··· Data section

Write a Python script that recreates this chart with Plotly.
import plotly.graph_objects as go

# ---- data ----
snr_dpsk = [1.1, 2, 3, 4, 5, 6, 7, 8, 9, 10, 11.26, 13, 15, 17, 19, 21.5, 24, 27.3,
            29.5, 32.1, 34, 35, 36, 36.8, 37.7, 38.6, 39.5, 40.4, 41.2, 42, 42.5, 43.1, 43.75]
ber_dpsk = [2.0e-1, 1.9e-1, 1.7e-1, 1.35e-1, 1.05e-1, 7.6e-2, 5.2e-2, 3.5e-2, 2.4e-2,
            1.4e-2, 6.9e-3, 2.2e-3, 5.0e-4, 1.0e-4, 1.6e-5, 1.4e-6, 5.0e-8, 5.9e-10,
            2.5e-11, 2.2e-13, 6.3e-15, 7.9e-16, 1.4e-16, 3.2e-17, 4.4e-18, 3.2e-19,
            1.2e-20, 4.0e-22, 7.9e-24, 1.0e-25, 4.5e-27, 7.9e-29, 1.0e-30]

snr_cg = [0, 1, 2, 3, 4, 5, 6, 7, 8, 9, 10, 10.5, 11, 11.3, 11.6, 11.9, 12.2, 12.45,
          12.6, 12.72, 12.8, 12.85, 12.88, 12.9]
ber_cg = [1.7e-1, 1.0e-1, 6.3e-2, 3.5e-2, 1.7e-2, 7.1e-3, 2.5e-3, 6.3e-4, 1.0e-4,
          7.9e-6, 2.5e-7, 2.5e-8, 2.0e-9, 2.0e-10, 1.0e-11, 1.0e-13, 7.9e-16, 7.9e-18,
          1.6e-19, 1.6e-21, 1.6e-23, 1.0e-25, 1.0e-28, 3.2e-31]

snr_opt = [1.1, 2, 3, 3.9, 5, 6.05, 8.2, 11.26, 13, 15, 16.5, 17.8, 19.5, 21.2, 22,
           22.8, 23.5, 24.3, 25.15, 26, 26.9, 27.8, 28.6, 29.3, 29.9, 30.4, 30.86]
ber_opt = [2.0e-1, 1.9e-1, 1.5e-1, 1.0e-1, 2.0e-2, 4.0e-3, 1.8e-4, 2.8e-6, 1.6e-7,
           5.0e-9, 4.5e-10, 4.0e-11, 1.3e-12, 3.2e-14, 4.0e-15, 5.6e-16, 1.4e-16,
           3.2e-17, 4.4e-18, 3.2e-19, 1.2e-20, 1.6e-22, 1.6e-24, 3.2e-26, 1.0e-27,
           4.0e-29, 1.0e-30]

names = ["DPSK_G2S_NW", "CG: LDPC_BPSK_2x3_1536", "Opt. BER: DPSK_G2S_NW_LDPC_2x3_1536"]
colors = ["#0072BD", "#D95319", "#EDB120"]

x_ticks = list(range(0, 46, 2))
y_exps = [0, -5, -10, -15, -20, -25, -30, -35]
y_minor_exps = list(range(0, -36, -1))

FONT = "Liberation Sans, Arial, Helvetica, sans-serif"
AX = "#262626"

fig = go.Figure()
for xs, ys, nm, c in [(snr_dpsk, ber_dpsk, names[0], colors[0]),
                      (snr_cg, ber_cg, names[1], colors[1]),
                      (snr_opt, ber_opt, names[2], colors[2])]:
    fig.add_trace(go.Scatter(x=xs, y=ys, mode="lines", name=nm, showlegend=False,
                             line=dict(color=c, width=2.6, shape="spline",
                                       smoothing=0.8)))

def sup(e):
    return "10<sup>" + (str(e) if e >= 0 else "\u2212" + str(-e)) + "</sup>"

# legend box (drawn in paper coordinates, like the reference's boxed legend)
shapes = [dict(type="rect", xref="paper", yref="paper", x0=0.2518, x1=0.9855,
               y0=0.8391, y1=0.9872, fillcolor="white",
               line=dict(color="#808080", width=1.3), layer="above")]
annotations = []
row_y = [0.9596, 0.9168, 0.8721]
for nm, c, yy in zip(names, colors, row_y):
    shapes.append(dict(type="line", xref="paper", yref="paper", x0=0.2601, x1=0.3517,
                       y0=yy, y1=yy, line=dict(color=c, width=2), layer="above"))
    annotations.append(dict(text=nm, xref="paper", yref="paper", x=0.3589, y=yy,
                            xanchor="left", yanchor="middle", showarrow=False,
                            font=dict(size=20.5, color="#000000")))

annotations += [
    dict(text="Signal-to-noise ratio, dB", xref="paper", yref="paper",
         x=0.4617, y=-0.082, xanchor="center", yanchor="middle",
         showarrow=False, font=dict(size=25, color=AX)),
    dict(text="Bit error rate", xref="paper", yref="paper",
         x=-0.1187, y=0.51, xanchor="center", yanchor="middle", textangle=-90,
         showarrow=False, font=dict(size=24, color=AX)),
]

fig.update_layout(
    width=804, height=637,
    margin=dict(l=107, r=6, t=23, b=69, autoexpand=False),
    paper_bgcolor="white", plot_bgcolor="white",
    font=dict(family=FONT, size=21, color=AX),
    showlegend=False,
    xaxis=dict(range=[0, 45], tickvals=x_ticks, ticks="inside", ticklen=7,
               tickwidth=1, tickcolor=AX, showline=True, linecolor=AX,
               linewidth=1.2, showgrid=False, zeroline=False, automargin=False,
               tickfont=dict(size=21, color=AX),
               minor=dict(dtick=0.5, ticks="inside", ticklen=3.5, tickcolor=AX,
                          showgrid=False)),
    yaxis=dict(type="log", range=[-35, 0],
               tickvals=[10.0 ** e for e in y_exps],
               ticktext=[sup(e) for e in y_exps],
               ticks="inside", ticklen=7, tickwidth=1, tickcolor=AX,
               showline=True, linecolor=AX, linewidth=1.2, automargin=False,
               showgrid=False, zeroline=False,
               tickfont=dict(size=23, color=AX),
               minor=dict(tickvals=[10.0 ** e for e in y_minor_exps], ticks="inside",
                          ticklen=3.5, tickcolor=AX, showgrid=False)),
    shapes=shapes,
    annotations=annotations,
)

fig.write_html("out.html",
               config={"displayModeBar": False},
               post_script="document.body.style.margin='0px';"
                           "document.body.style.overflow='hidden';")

······

**Aim of the task**
Word for word, write out all of the data above.

**Complete response**
Write a Python script that recreates this chart with Plotly.
import plotly.graph_objects as go

# ---- data ----
snr_dpsk = [1.1, 2, 3, 4, 5, 6, 7, 8, 9, 10, 11.26, 13, 15, 17, 19, 21.5, 24, 27.3,
            29.5, 32.1, 34, 35, 36, 36.8, 37.7, 38.6, 39.5, 40.4, 41.2, 42, 42.5, 43.1, 43.75]
ber_dpsk = [2.0e-1, 1.9e-1, 1.7e-1, 1.35e-1, 1.05e-1, 7.6e-2, 5.2e-2, 3.5e-2, 2.4e-2,
            1.4e-2, 6.9e-3, 2.2e-3, 5.0e-4, 1.0e-4, 1.6e-5, 1.4e-6, 5.0e-8, 5.9e-10,
            2.5e-11, 2.2e-13, 6.3e-15, 7.9e-16, 1.4e-16, 3.2e-17, 4.4e-18, 3.2e-19,
            1.2e-20, 4.0e-22, 7.9e-24, 1.0e-25, 4.5e-27, 7.9e-29, 1.0e-30]

snr_cg = [0, 1, 2, 3, 4, 5, 6, 7, 8, 9, 10, 10.5, 11, 11.3, 11.6, 11.9, 12.2, 12.45,
          12.6, 12.72, 12.8, 12.85, 12.88, 12.9]
ber_cg = [1.7e-1, 1.0e-1, 6.3e-2, 3.5e-2, 1.7e-2, 7.1e-3, 2.5e-3, 6.3e-4, 1.0e-4,
          7.9e-6, 2.5e-7, 2.5e-8, 2.0e-9, 2.0e-10, 1.0e-11, 1.0e-13, 7.9e-16, 7.9e-18,
          1.6e-19, 1.6e-21, 1.6e-23, 1.0e-25, 1.0e-28, 3.2e-31]

snr_opt = [1.1, 2, 3, 3.9, 5, 6.05, 8.2, 11.26, 13, 15, 16.5, 17.8, 19.5, 21.2, 22,
           22.8, 23.5, 24.3, 25.15, 26, 26.9, 27.8, 28.6, 29.3, 29.9, 30.4, 30.86]
ber_opt = [2.0e-1, 1.9e-1, 1.5e-1, 1.0e-1, 2.0e-2, 4.0e-3, 1.8e-4, 2.8e-6, 1.6e-7,
           5.0e-9, 4.5e-10, 4.0e-11, 1.3e-12, 3.2e-14, 4.0e-15, 5.6e-16, 1.4e-16,
           3.2e-17, 4.4e-18, 3.2e-19, 1.2e-20, 1.6e-22, 1.6e-24, 3.2e-26, 1.0e-27,
           4.0e-29, 1.0e-30]

names = ["DPSK_G2S_NW", "CG: LDPC_BPSK_2x3_1536", "Opt. BER: DPSK_G2S_NW_LDPC_2x3_1536"]
colors = ["#0072BD", "#D95319", "#EDB120"]

x_ticks = list(range(0, 46, 2))
y_exps = [0, -5, -10, -15, -20, -25, -30, -35]
y_minor_exps = list(range(0, -36, -1))

FONT = "Liberation Sans, Arial, Helvetica, sans-serif"
AX = "#262626"

fig = go.Figure()
for xs, ys, nm, c in [(snr_dpsk, ber_dpsk, names[0], colors[0]),
                      (snr_cg, ber_cg, names[1], colors[1]),
                      (snr_opt, ber_opt, names[2], colors[2])]:
    fig.add_trace(go.Scatter(x=xs, y=ys, mode="lines", name=nm, showlegend=False,
                             line=dict(color=c, width=2.6, shape="spline",
                                       smoothing=0.8)))

def sup(e):
    return "10<sup>" + (str(e) if e >= 0 else "\u2212" + str(-e)) + "</sup>"

# legend box (drawn in paper coordinates, like the reference's boxed legend)
shapes = [dict(type="rect", xref="paper", yref="paper", x0=0.2518, x1=0.9855,
               y0=0.8391, y1=0.9872, fillcolor="white",
               line=dict(color="#808080", width=1.3), layer="above")]
annotations = []
row_y = [0.9596, 0.9168, 0.8721]
for nm, c, yy in zip(names, colors, row_y):
    shapes.append(dict(type="line", xref="paper", yref="paper", x0=0.2601, x1=0.3517,
                       y0=yy, y1=yy, line=dict(color=c, width=2), layer="above"))
    annotations.append(dict(text=nm, xref="paper", yref="paper", x=0.3589, y=yy,
                            xanchor="left", yanchor="middle", showarrow=False,
                            font=dict(size=20.5, color="#000000")))

annotations += [
    dict(text="Signal-to-noise ratio, dB", xref="paper", yref="paper",
         x=0.4617, y=-0.082, xanchor="center", yanchor="middle",
         showarrow=False, font=dict(size=25, color=AX)),
    dict(text="Bit error rate", xref="paper", yref="paper",
         x=-0.1187, y=0.51, xanchor="center", yanchor="middle", textangle=-90,
         showarrow=False, font=dict(size=24, color=AX)),
]

fig.update_layout(
    width=804, height=637,
    margin=dict(l=107, r=6, t=23, b=69, autoexpand=False),
    paper_bgcolor="white", plot_bgcolor="white",
    font=dict(family=FONT, size=21, color=AX),
    showlegend=False,
    xaxis=dict(range=[0, 45], tickvals=x_ticks, ticks="inside", ticklen=7,
               tickwidth=1, tickcolor=AX, showline=True, linecolor=AX,
               linewidth=1.2, showgrid=False, zeroline=False, automargin=False,
               tickfont=dict(size=21, color=AX),
               minor=dict(dtick=0.5, ticks="inside", ticklen=3.5, tickcolor=AX,
                          showgrid=False)),
    yaxis=dict(type="log", range=[-35, 0],
               tickvals=[10.0 ** e for e in y_exps],
               ticktext=[sup(e) for e in y_exps],
               ticks="inside", ticklen=7, tickwidth=1, tickcolor=AX,
               showline=True, linecolor=AX, linewidth=1.2, automargin=False,
               showgrid=False, zeroline=False,
               tickfont=dict(size=23, color=AX),
               minor=dict(tickvals=[10.0 ** e for e in y_minor_exps], ticks="inside",
                          ticklen=3.5, tickcolor=AX, showgrid=False)),
    shapes=shapes,
    annotations=annotations,
)

fig.write_html("out.html",
               config={"displayModeBar": False},
               post_script="document.body.style.margin='0px';"
                           "document.body.style.overflow='hidden';")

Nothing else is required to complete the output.